About CARAS
What is CARAS?
CARAS (Community Action for Refugees and Asylum Seekers) is a Tooting-based refugee charity serving South West London. The mission, as stated on the homepage, is to "provide firm foundations for new-arrival asylum seekers to build happy and successful lives." CARAS is a registered charity (Charity Commission of England and Wales No 1124376) based at 23 Blakenham Road, London.
The charity's work is structured into four service areas: Youth Services, Adult Services, Campaigns & Advocacy, and Teaching & Training. Donation tiers on the homepage offer a concrete picture of what the team does day-to-day — £6 funds transport to a 1:1 casework session, £25/month provides a year of ESOL tuition for one person, £50 funds a 1:1 casework appointment, £75 funds a women's yoga session for 20 women, £100 funds a London day trip for 15 young people, £500 funds 10 employability workshops, and £1,000 funds a 3-day residential for 20 young people.
The new-arrivals context CARAS works within is sobering: families placed in hotels for up to two years awaiting asylum decisions, living off £9 per week; an average one-year wait for English classes; over 40% of asylum seekers without legal support; and young people with a refugee background an average of 37.4 months behind their peers at GCSE level.
Where will I work?
CARAS is based in Tooting, South West London. The team works hybrid with regular attendance at the office for team meetings and at programme delivery sites for events with members.
What is the team like?
CARAS' staff team (as of mid-2024) brings together expertise from operations, education, social work, youth work, and adult community development — many of whom have their own migration stories.

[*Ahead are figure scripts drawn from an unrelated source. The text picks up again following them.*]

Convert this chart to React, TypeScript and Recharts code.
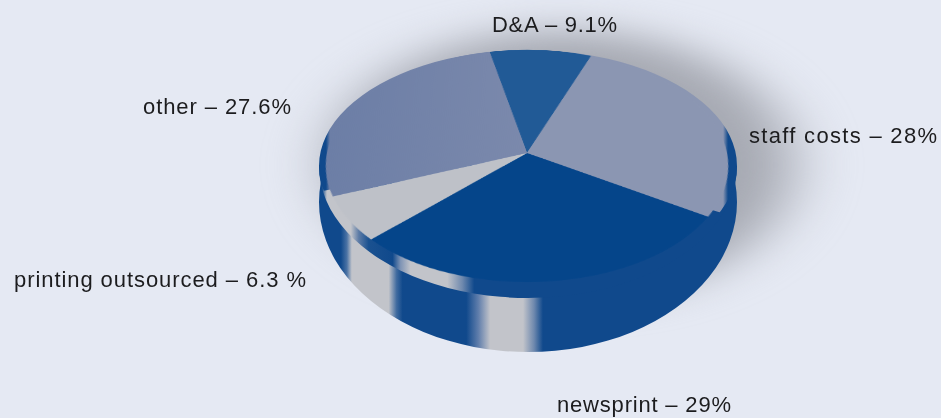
import { PieChart, Pie, Cell } from "recharts";

const CATEGORIES = ["D&A", "staff costs", "newsprint", "printing outsourced", "other"];
const VALUES = [9.1, 28, 29, 6.3, 27.6];
const VALUE_TEXT = ["9.1%", "28%", "29%", "6.3 %", "27.6%"];

const slices = CATEGORIES.map((name, i) => ({ name, value: VALUES[i] }));
const wholeDisc = [{ name: "all", value: VALUES.reduce((s, v) => s + v, 0) }];

const SLICE_FILLS = ["#215a96", "#8b96b2", "#05458a", "#bec1c8", "url(#otherFill)"];

// label anchor: left x, baseline y, text width
const LABEL_POS = [
  [492, 32, 125],
  [749, 143, 188],
  [557, 412, 174],
  [14, 287, 292],
  [143, 114, 148],
];

const BLUE = "#10498c";
const PALE = "#c2c4ca";

// side wall bands, [screen x, colour]
const SIDE_BANDS: [number, string][] = [
  [318, BLUE], [340, BLUE], [346, "#4a72a4"], [351, PALE], [388, PALE], [396, "#3f6a9f"], [402, BLUE],
  [466, BLUE], [478, "#5f7dab"], [490, PALE], [523, PALE], [534, "#6f89ae"], [543, BLUE], [738, BLUE],
];
// upper rim bands
const RIM_BANDS: [number, string][] = [
  [318, BLUE], [321, BLUE], [326, PALE], [350, PALE], [358, "#5c7ba6"], [368, "#1a5190"], [392, BLUE],
  [400, "#7f94b5"], [410, PALE], [447, PALE], [462, "#6f89ae"], [474, BLUE], [738, BLUE],
];
// back edge of the top face, blue only at the two far ends
const BACK_BANDS: [number, string][] = [
  [318, BLUE], [325, BLUE], [329, "#6c7ea6"], [500, "#7b89ac"], [560, "#8b96b2"], [724, "#8b96b2"], [729, BLUE], [738, BLUE],
];

const X0 = 318;
const X1 = 738;

function Disc({ cx, cy, rx, ry, fill, blur, clip }: { cx: number; cy: number; rx: number; ry: number; fill: string; blur?: number; clip?: string }) {
  const size = rx * 2 + 4;
  return (
    <div
      style={{
        position: "absolute",
        left: cx - size / 2,
        top: cy - size / 2,
        width: size,
        height: size,
        transform: `scaleY(${ry / rx})`,
        filter: blur ? `blur(${blur}px)` : undefined,
        clipPath: clip,
      }}
    >
      <PieChart width={size} height={size} margin={{ top: 0, right: 0, bottom: 0, left: 0 }}>
        <Pie
          data={wholeDisc}
          dataKey="value"
          cx={size / 2}
          cy={size / 2}
          outerRadius={rx}
          startAngle={90}
          endAngle={-270}
          fill={fill}
          stroke="none"
          isAnimationActive={false}
        />
      </PieChart>
    </div>
  );
}

const stops = (bands: [number, string][]) =>
  bands.map(([x, c]) => <stop key={x} offset={(x - X0) / (X1 - X0)} stopColor={c} />);

export default function App() {
  return (
    <div
      style={{
        position: "absolute",
        left: 0,
        top: 0,
        width: 941,
        height: 418,
        overflow: "hidden",
        background: "#e5e9f3",
      }}
    >
      <svg width="0" height="0" style={{ position: "absolute" }}>
        <defs>
          <linearGradient id="sideFill" x1="0" y1="0" x2="1" y2="0">{stops(SIDE_BANDS)}</linearGradient>
          <linearGradient id="rimFill" x1="0" y1="0" x2="1" y2="0">{stops(RIM_BANDS)}</linearGradient>
          <linearGradient id="backFill" x1="0" y1="0" x2="1" y2="0">{stops(BACK_BANDS)}</linearGradient>
          <linearGradient id="otherFill" x1="0" y1="0" x2="1" y2="0">
            <stop offset="0" stopColor="#6c7ea6" />
            <stop offset="1" stopColor="#7b89ac" />
          </linearGradient>
        </defs>
      </svg>

      {/* soft shadow behind the disc */}
      <Disc cx={562} cy={165} rx={232} ry={135} fill="#a6a9b2" blur={30} />

      <Disc cx={528} cy={202} rx={209} ry={150} fill="url(#sideFill)" />
      <Disc cx={528} cy={166} rx={209} ry={132} fill="url(#rimFill)" clip="inset(50% 0 0 0)" />
      {/* cut along the slice boundaries so no step shows at the two ends */}
      <Disc
        cx={528}
        cy={166}
        rx={209}
        ry={116}
        fill="url(#backFill)"
        clip="polygon(0 0, 422px 0, 422px 305px, 210px 188px, 0 258px)"
      />

      {/* top face, tilted with real perspective so the hub sits off the ellipse centre */}
      <div
        style={{
          position: "absolute",
          left: 527 - 230,
          top: 153 - 230,
          width: 460,
          height: 460,
          transform: "perspective(1463px) rotateX(55deg)",
          transformOrigin: "50% 50%",
        }}
      >
        <PieChart width={460} height={460} margin={{ top: 0, right: 0, bottom: 0, left: 0 }}>
          <Pie
            data={slices}
            dataKey="value"
            nameKey="name"
            cx={230}
            cy={230}
            outerRadius={200}
            startAngle={102}
            endAngle={-258}
            stroke="none"
            isAnimationActive={false}
          >
            {slices.map((s, i) => (
              <Cell key={s.name} fill={SLICE_FILLS[i]} />
            ))}
          </Pie>
        </PieChart>
      </div>

      <svg width={941} height={418} style={{ position: "absolute", left: 0, top: 0 }}>
        {CATEGORIES.map((name, i) => (
          <text
            key={name}
            x={LABEL_POS[i][0]}
            y={LABEL_POS[i][1]}
            textLength={LABEL_POS[i][2]}
            lengthAdjust="spacing"
            fontFamily="'Liberation Sans', Arial, sans-serif"
            fontSize={22}
            fill="#1c1c1e"
          >
            {`${name} – ${VALUE_TEXT[i]}`}
          </text>
        ))}
      </svg>
    </div>
  );
}
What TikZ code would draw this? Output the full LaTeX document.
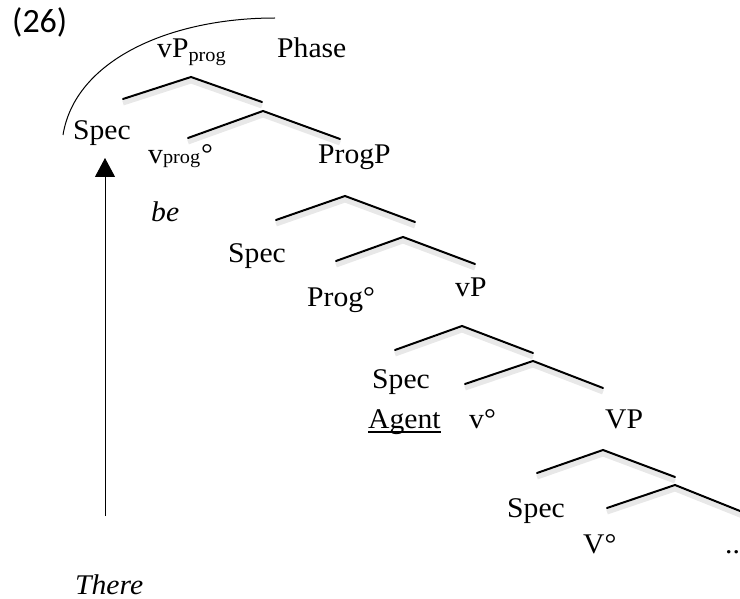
\documentclass[tikz,border=0pt]{standalone}
\usepackage{fontspec}
\setmainfont[FakeStretch=1.04]{Liberation Serif}
\newfontfamily\numfont{Carlito}
\newcommand\subfnt{\fontsize{19.5}{21}\selectfont}
\usetikzlibrary{arrows.meta}
\newcommand\treeangle[4]{%
  \coordinate (#1l) at (#2); \coordinate (#1a) at (#3); \coordinate (#1r) at (#4);
  \draw[branchshade] ([yshift=-4pt]#1l) -- ([yshift=-4pt]#1a) -- ([yshift=-4pt]#1r);
  \draw[branch] (#1l) -- (#1a) -- (#1r);}
\begin{document}
\begin{tikzpicture}[x=1pt,y=-1pt,
  lbl/.style={anchor=base west, inner sep=0pt, font=\fontsize{28.5}{30}\selectfont},
  branch/.style={line width=2pt, line cap=round},
  branchshade/.style={line width=5pt, draw=black!9},
  thin/.style={line width=1pt},
]
\useasboundingbox (0,0) rectangle (740,599);

% example number
\node[anchor=base west, inner sep=0pt, font=\fontsize{34}{36}\selectfont\numfont] (num) at (12,33) {(26)};

% phase arc
\coordinate (arcS) at (63,135);
\coordinate (arcE) at (275,18);
\draw[thin] (arcS) .. controls (75,60) and (170,18) .. (arcE);

% top
\node[lbl] (vPprog) at (157,58) {vP\raisebox{-4pt}{\subfnt prog}};
\node[lbl] (phase) at (277,58) {Phase};
\treeangle{a1}{123,99}{191,77}{262,102}

\node[lbl] (spec1) at (73,140) {Spec};
\treeangle{a2}{188,138}{263,111}{340,139}

\node[lbl] (vprog) at (148,164) {v{\subfnt prog}\kern1pt°};
\node[lbl] (progP) at (318,164) {ProgP};
\node[lbl, font=\fontsize{28.5}{30}\selectfont\itshape] (be) at (151,222) {be};

\treeangle{a3}{276,220}{345,196}{415,222}
\node[lbl] (spec2) at (228,263) {Spec};
\treeangle{a4}{336,261}{403,237}{475,264}

\node[lbl] (prog) at (307,306) {Prog°};
\node[lbl] (vP) at (455,297) {vP};
\treeangle{a5}{395,350}{462,326}{533,353}

\node[lbl] (spec3) at (372,388) {Spec};
\treeangle{a6}{465,384}{533,361}{603,388}

\node[lbl] (agent) at (368,428) {Agent};
\draw[line width=1.2pt] ([yshift=-4pt]agent.base west) -- ([yshift=-4pt]agent.base east);
\node[lbl] (vdeg) at (469,428) {v°};
\node[lbl] (VP) at (605,428) {VP};
\treeangle{a7}{537,473}{603,450}{675,477}

\node[lbl] (spec4) at (507,517) {Spec};
\treeangle{a8}{607,508}{675,485}{745,513}

\node[lbl] (Vdeg) at (583,553) {V°};
\node[lbl] (dots) at (725,553) {..};

% movement arrow
\node[lbl, font=\fontsize{28.5}{30}\selectfont\itshape] (there) at (75,594) {There};
\coordinate (arrS) at (105,516);
\coordinate (arrE) at (105,158);
\draw[thin, -{Triangle[length=19pt,width=20pt]}] (arrS) -- (arrE);
\end{tikzpicture}
\end{document}
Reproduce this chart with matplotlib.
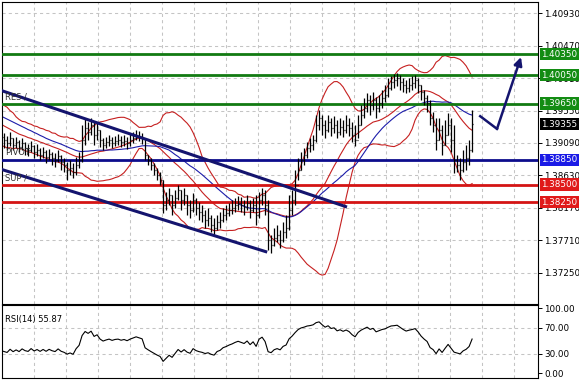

Named senior staff include Eleanor Brown (Managing Director, MSc Violence, Conflict and Development), Molly Abraham (Head of Casework, registered social worker), Jamie Charnock (Head of Development & Impact, MA Human Rights University of Vienna), Mirza Baig (Operations Manager, prior volunteer work at The Children's Society, YMCA, MIND Lancashire, Refugee Council), Envere Gllogjani (Finance Manager, 17+ years in non-profit finance), Atefeh Givian (Development & Campaigns Manager, refugee work across Iran, UK, Northern France, Greece — co-founder of a refugee-led organisation in Greece), and Myriam Abdel-Basit (Youth Caseworker, prior Search and Rescue work in the Mediterranean and previously Médecins Sans Frontières / Save The Children / Refugee Trauma Initiative).
A CARAS community member is quoted on the homepage: "I have seen so many charities, organisations, companies and places in the UK and there is no one like CARAS. Your organisation is so special. You really care about human rights and you treat people with kindness and dignity."
Work-Life Balance
CARAS piloted a 4-day workweek from January to June 2025, with staff receiving 100% pay for 80% of the time. The pilot was a deliberate experiment to test whether the model could work for the charity. As of May 2026, the live CARAS website does not publish the post-pilot status — candidates should confirm the current schedule arrangement directly during the interview process.
Perks and Benefits
- 4-day workweek pilot — January–June 2025 (100% pay for 80% of time); post-pilot status not currently published on caras.org.uk
- Hybrid working — combining remote, office (Tooting), and on-site programme delivery
- Mission-driven work — directly supporting refugees and asylum seekers in South West London
Other historically-listed benefits (28 days annual leave + Christmas holidays, 7% employer pension contributions, enhanced parental leave, enhanced sick leave, Employee Assistance Programme, cycle-to-work, interest-free loans, training + study leave + volunteering time) are not currently published on the live caras.org.uk site; candidates should confirm directly with CARAS HR.